Naturally, the students also ran into problems. For example, small assembling and connection errors were made. For a group a cable turned out to be incorrectly installed. A small mistake, but it takes some time to find the issue, to take everything apart and reassemble the plane. The weather also did not cooperate as hoped, especially in the afternoon when it started raining with increasing wind levels. It was then decided to shorten the program and conclude it with an aerobatics flight. The 'strongest' aircraft was challenged to the limits of the flight envelope with high turns, a barrel roll and fast-flying, among other manoeuvres.
Despite the cold, the atmosphere was completely restored and the approximately 130 attendees were cheering and roaring – the emotion and discharge after a year of hard efforts from everyone. The fact that the wind blew the roof off a tent did not spoil the fun. It was soon joked that the roof came off both literally and figuratively. What follows is data analysis, presentations and evaluation, but the day ended very satisfied and fulfilled for everyone.

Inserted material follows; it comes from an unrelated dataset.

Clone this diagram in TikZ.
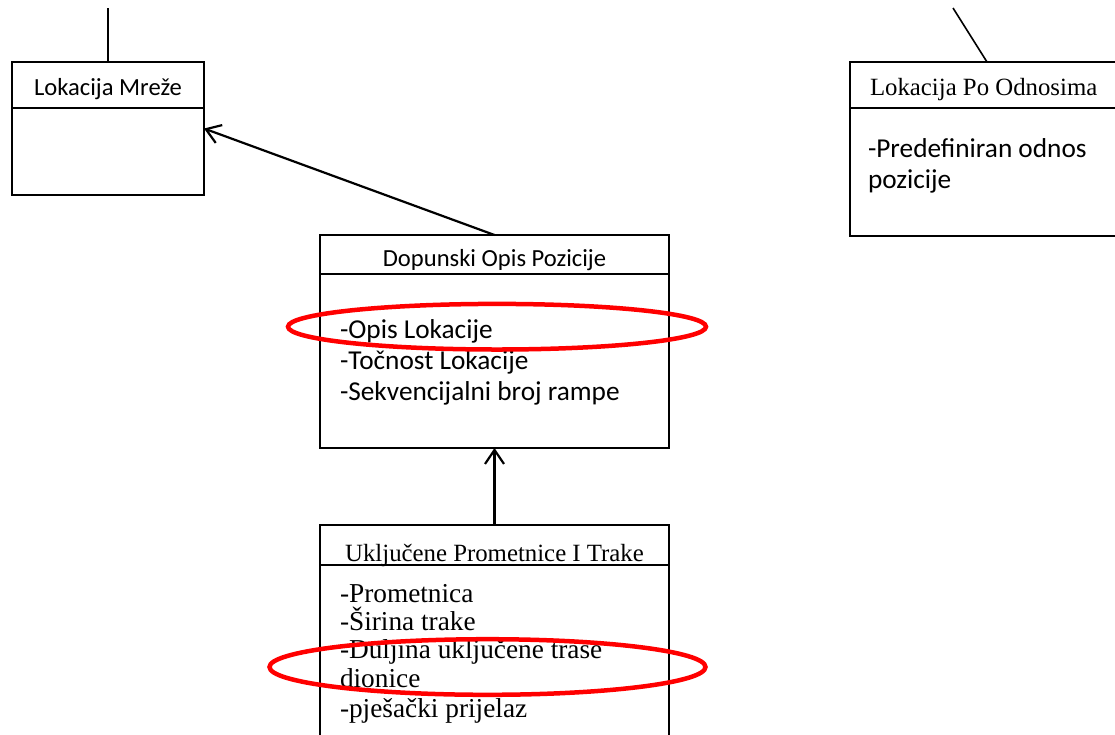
\documentclass[tikz,border=0pt]{standalone}
\usepackage{fontspec}
\setmainfont{Liberation Serif}
\newfontfamily\carlito{Carlito}
\usetikzlibrary{arrows.meta}
\newcommand{\sansttl}{\carlito\fontsize{24.6}{29}\selectfont}
\newcommand{\sansatr}{\carlito\fontsize{27.3}{31}\selectfont}
\newcommand{\serifttl}{\fontsize{24.8}{29}\selectfont}
\newcommand{\serifatr}{\fontsize{27.3}{29}\selectfont}

\begin{document}
\begin{tikzpicture}[x=1pt,y=-1pt,
    box/.style={draw,line width=1.8pt,inner sep=0pt,outer sep=0pt},
    txt/.style={inner sep=0pt,outer sep=0pt},
    assoc/.style={line width=2.2pt,-{Straight Barb[length=14pt,width=19pt,line width=2.2pt]}},
    redmark/.style={draw=red,line width=4.5pt}]
    \useasboundingbox (0,0) rectangle (1115,734);

    % class boxes
    \node[box,minimum width=192pt,minimum height=133pt] (mreza) at (108,128.5) {};
    \node[box,minimum width=274pt,minimum height=174pt] (odnos) at (987,149) {};
    \node[box,minimum width=349pt,minimum height=213pt] (dopis) at (494.5,341.5) {};
    \node[box,minimum width=349pt,minimum height=220pt] (trake) at (494.5,635) {};

    % dividers
    \draw[line width=1.8pt] (mreza.west |- 0,108) -- (mreza.east |- 0,108);
    \draw[line width=1.8pt] (odnos.west |- 0,108) -- (odnos.east |- 0,108);
    \draw[line width=1.8pt] (dopis.west |- 0,274) -- (dopis.east |- 0,274);
    \draw[line width=1.8pt] (trake.west |- 0,565) -- (trake.east |- 0,565);

    % titles
    \node[txt,anchor=base,font=\sansttl] (mrezat) at (108,95) {Lokacija Mreže};
    \node[txt,anchor=base west,font=\serifttl] (odnost) at (870,95) {Lokacija Po Odnosima};
    \node[txt,anchor=base,font=\sansttl] (dopist) at (494.5,266) {Dopunski Opis Pozicije};
    \node[txt,anchor=base,font=\serifttl] (traket) at (494.5,561) {Uključene Prometnice I Trake};

    % attributes
    \node[txt,anchor=base west,font=\sansatr] (odnos1) at (868,157) {-Predefiniran odnos};
    \node[txt,anchor=base west,font=\sansatr] (odnos2) at (868,188) {pozicije};
    \node[txt,anchor=base west,font=\sansatr] (dopis1) at (340,338) {-Opis Lokacije};
    \node[txt,anchor=base west,font=\sansatr] (dopis2) at (340,369) {-Točnost Lokacije};
    \node[txt,anchor=base west,font=\sansatr] (dopis3) at (340,400) {-Sekvencijalni broj rampe};
    \node[txt,anchor=base west,font=\serifatr] (trake1) at (340,602) {-Prometnica};
    \node[txt,anchor=base west,font=\serifatr] (trake2) at (340,630) {-Širina trake};
    \node[txt,anchor=base west,font=\serifatr] (trake3) at (340,658) {-Duljina uključene trase};
    \node[txt,anchor=base west,font=\serifatr] (trake4) at (340,687) {dionice};
    \node[txt,anchor=base west,font=\serifatr] (trake5) at (340,717) {-pješački prijelaz};

    % connectors
    \coordinate (mrezau) at (108,8);
    \coordinate (odnosu) at (953,8);
    \draw[line width=2pt] (mrezau) -- (mreza.north);
    \draw[line width=1.6pt] (odnosu) -- (odnos.north);
    \draw[assoc] (dopis.north) -- (mreza.east);
    \draw[assoc] (trake.north) -- (dopis.south);

    % red marks
    \draw[redmark] (497,326.7) ellipse [x radius=209, y radius=22.8];
    \draw[redmark] (487.5,667) ellipse [x radius=218, y radius=27.8];
\end{tikzpicture}
\end{document}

A plane was landing when I walked onto the site, and what amazed me was the cheering and the enthusiasm. It was nice to see how passionate everyone was working on the planes and all the technology that comes with it. And with students from 34 different nationalities talking about how it all works, I became even more impressed. Such a 'simple plane' is really complex! I admire the second-year students, especially when I see and hear the insights they have acquired in this project. I also really liked the aspect of 'electric flying'. That is still in the future, although I understood that not all planes are suited to be electric. It is a development that will continue and is also necessary – how cool is it that we as Inholland can contribute to this? Finally, what struck me was the expertise of the teachers, led by Rick van der Ploeg. They really know very well what they are doing and are at least as fanatical as the students. That was evident from how everyone was jumping together and shouting: 'yes, it flies'!